Wireless uses radio waves to transmit information. In walkie-talkies, sound waves are converted into an electrical current, and the encoded sound data hitches a ride on a radio wave. It does this by changing either the wave's height or its frequency, which is the number of times the wave curves up-and-down per second.
Think of the unmodulated radio wave as a blank sheet of white paper, and the encoded sound wave as the ink that forms the printed words. The ink causes variations against the background of the paper, and this is what the eye sees when it "reads."
Radio uses noise instead of paper and ink. Unmodulated radio waves will have the same height or frequency. Mixing in a data stream of electrons causes slight changes in either of those two properties. These changes are detected by a receiver, which then decodes the information.
Wi-Fi uses very similar radio transmission and receiving devices to those found in walkie-talkies. They can convert the 1s and 0s of computer data into radio waves and then back into 1s and 0s. But they operate at higher frequencies, which allow for higher rates of transmission for the data.

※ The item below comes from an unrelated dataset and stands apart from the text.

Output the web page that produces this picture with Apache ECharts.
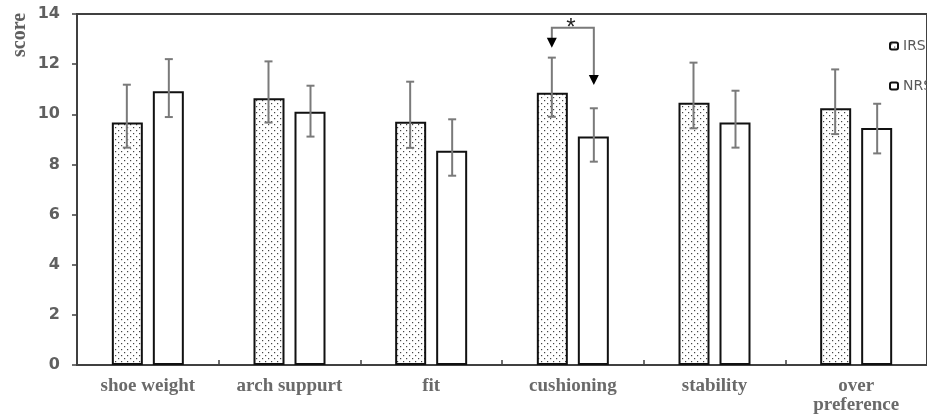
<!DOCTYPE html>
<html>
<head>
<meta charset="utf-8">
<script src="https://cdn.jsdelivr.net/npm/echarts@6/dist/echarts.min.js"></script>
<style>html,body{margin:0;padding:0;background:#fff;}#c{width:927px;height:416px;}</style>
</head>
<body>
<div id="c"></div>
<script>
var categories = ['shoe weight', 'arch suppurt', 'fit', 'cushioning', 'stability', 'over\npreference'];
var irsMean  = [9.67, 10.64, 9.70, 10.86, 10.46, 10.24];
var irsUpper = [11.18, 12.11, 11.30, 12.26, 12.06, 11.79];
var irsLower = [8.67, 9.67, 8.66, 9.90, 9.44, 9.21];
var nrsMean  = [10.92, 10.10, 8.55, 9.11, 9.67, 9.45];
var nrsUpper = [12.20, 11.14, 9.80, 10.24, 10.94, 10.42];
var nrsLower = [9.89, 9.11, 7.55, 8.11, 8.67, 8.44];
var yTicks = [0, 2, 4, 6, 8, 10, 12, 14];
// significance bracket: [category index, bracket top, left arrow tip, right arrow tip]
var sigMark = [[3, 13.45, 12.65, 11.17]];

var BAR_W = 31, GAP = 10;
var OFF = (BAR_W + GAP) / 2 + 0.5;

var pc = document.createElement('canvas');
pc.width = 6; pc.height = 6;
var g = pc.getContext('2d');
g.fillStyle = '#fff'; g.fillRect(0, 0, 6, 6);
g.fillStyle = '#444';
g.fillRect(1, 1, 1.2, 1.2);
g.fillRect(4, 4, 1.2, 1.2);

function errData(up, lo) {
  return up.map(function (u, i) { return [i, u, lo[i]]; });
}
function errRender(off) {
  return function (params, api) {
    var i = api.value(0);
    var top = api.coord([i, api.value(1)]);
    var bot = api.coord([i, api.value(2)]);
    var x = top[0] + off;
    var st = { stroke: '#7a7a7a', lineWidth: 2 };
    return { type: 'group', children: [
      { type: 'line', shape: { x1: x, y1: top[1], x2: x, y2: bot[1] }, style: st },
      { type: 'line', shape: { x1: x - 4, y1: top[1], x2: x + 4, y2: top[1] }, style: st },
      { type: 'line', shape: { x1: x - 4, y1: bot[1], x2: x + 4, y2: bot[1] }, style: st }
    ]};
  };
}

var chart = echarts.init(document.getElementById('c'));
chart.setOption({
  animation: false,
  backgroundColor: '#fff',
  grid: { left: 77, top: 14, width: 865, height: 351, show: true, borderColor: '#404040', borderWidth: 2 },
  legend: {
    orient: 'vertical', left: 884, top: 34, itemGap: 26, itemWidth: 8, itemHeight: 7,
    data: ['IRS', 'NRS'],
    textStyle: { fontFamily: 'DejaVu Sans', fontSize: 14, color: '#595959' }
  },
  graphic: [{
    type: 'text', x: 20, y: 35, rotation: Math.PI / 2,
    style: { text: 'score', fontFamily: 'Liberation Serif', fontWeight: 'bold', fontSize: 20, fill: '#5f5f5f', textAlign: 'center', textVerticalAlign: 'middle' }
  }],
  xAxis: {
    type: 'category', data: categories,
    axisLine: { lineStyle: { color: '#404040', width: 2 } },
    axisTick: { show: true, inside: true, length: 5, interval: 0, lineStyle: { color: '#404040', width: 1.5 } },
    axisLabel: { interval: 0, fontFamily: 'Liberation Serif', fontWeight: 'bold', fontSize: 19, color: '#6a6a6a', margin: 12, lineHeight: 19 }
  },
  yAxis: {
    type: 'value', min: yTicks[0], max: yTicks[yTicks.length - 1], interval: 2,
    axisLine: { show: true, lineStyle: { color: '#404040', width: 2 } },
    axisTick: { show: true, length: 5, lineStyle: { color: '#404040', width: 1.5 } },
    splitLine: { show: false },
    axisLabel: { fontFamily: 'DejaVu Sans', fontWeight: 'bold', fontSize: 16, color: '#606060', margin: 17 }
  },
  series: [
    { name: 'IRS', type: 'bar', data: irsMean, barWidth: BAR_W, barGap: (GAP / BAR_W * 100) + '%',
      itemStyle: { color: { image: pc, repeat: 'repeat' }, borderColor: '#111', borderWidth: 2 } },
    { name: 'NRS', type: 'bar', data: nrsMean, barWidth: BAR_W,
      itemStyle: { color: '#fff', borderColor: '#111', borderWidth: 2 } },
    { type: 'custom', data: errData(irsUpper, irsLower), renderItem: errRender(-OFF), z: 5, silent: true },
    { type: 'custom', data: errData(nrsUpper, nrsLower), renderItem: errRender(OFF), z: 5, silent: true },
    { type: 'custom', data: sigMark, z: 6, silent: true,
      renderItem: function (params, api) {
        var i = api.value(0);
        var c = api.coord([i, api.value(1)]);
        var yl = api.coord([i, api.value(2)])[1];
        var yr = api.coord([i, api.value(3)])[1];
        var xl = c[0] - OFF, xr = c[0] + OFF, yt = c[1];
        return { type: 'group', children: [
          { type: 'polyline', shape: { points: [[xl, yl - 9], [xl, yt], [xr, yt], [xr, yr - 9]] }, style: { stroke: '#7a7a7a', lineWidth: 2, fill: null } },
          { type: 'polygon', shape: { points: [[xl - 5, yl - 10], [xl + 5, yl - 10], [xl, yl]] }, style: { fill: '#000' } },
          { type: 'polygon', shape: { points: [[xr - 5, yr - 10], [xr + 5, yr - 10], [xr, yr]] }, style: { fill: '#000' } },
          { type: 'text', x: c[0] - 2, y: yt + 1, style: { text: '*', fontFamily: 'Liberation Sans', fontSize: 24, fill: '#222', textAlign: 'center', textVerticalAlign: 'middle' } }
        ]};
      }
    }
  ]
});
</script>
</body>
</html>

Wi-Fi radio devices can also change frequencies. They can even split the available radio bandwidth into dozens of channels and hop rapidly between them. This makes them more immune to interference; dozens of Wi-Fi cards can talk at the same time without interfering with each other.
You can see radio wave changes as they happen on instruments called oscilloscopes. They are often used in films and television, such as Enemy of the State. When federal agents are monitoring telephone conversations from the home of their current suspect, whenever a voice speaks, the wavy green lines on the monitor change size and shape in response.